Spending referendum wholly unnecessary
Ocean Pines Association members will be asked at some point this spring whether the spending authority of the board of directors should be limited by requiring them to seek voter approval of any expenditure of $1 million or more.
On the surface, this might not sound that unreasonable. After all, the argument for taking major spending matters to referendum contends that it would ensure fiscal restraint and board accountability.
In some respects, however, it would be like wearing galoshes over your boots … just in case. In essence, what the pro-referendum argument says about current and future boards of directors, “We trust you enough to elect you to the board, but we don’t trust you enough to allow you to make major decisions.”
It would seem that if voters routinely elect untrustworthy people, that says as much about the voters as it does about whomever they put in office.

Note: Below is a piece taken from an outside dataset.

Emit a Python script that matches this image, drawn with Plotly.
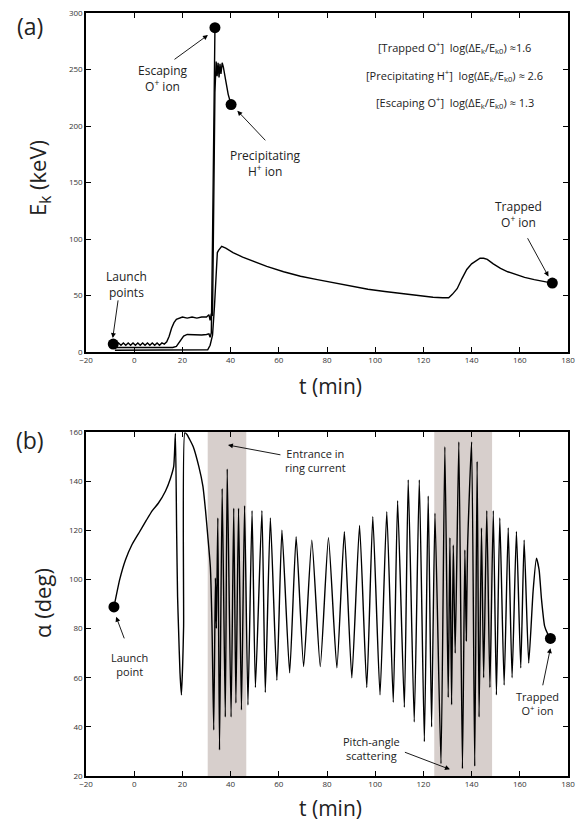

The fact is that the public already has control over board actions and votes, but all too often fails to exercise it by not attending meetings, expressing its opinions, and keeping itself informed of the directors’ decisions and discussions.
Because of that, tying spending limits to a referendum proposes to give association members a second chance at informing themselves on a specific issue they should have been aware of before any decision was made.
Although referendums on spending would be an element of representative democracy, it is really a patch to cover over a hole in the process that the public should having been filling all along.
The association structure is complicated enough as it is, with committee after committee studying, planning and recommending this or that action.
Although that approach provides expertise at no cost to members, the downside is that it can be a somewhat cumbersome way of doing things. Adding one more level of community oversight via the spending referendum would unnecessarily complicate the process.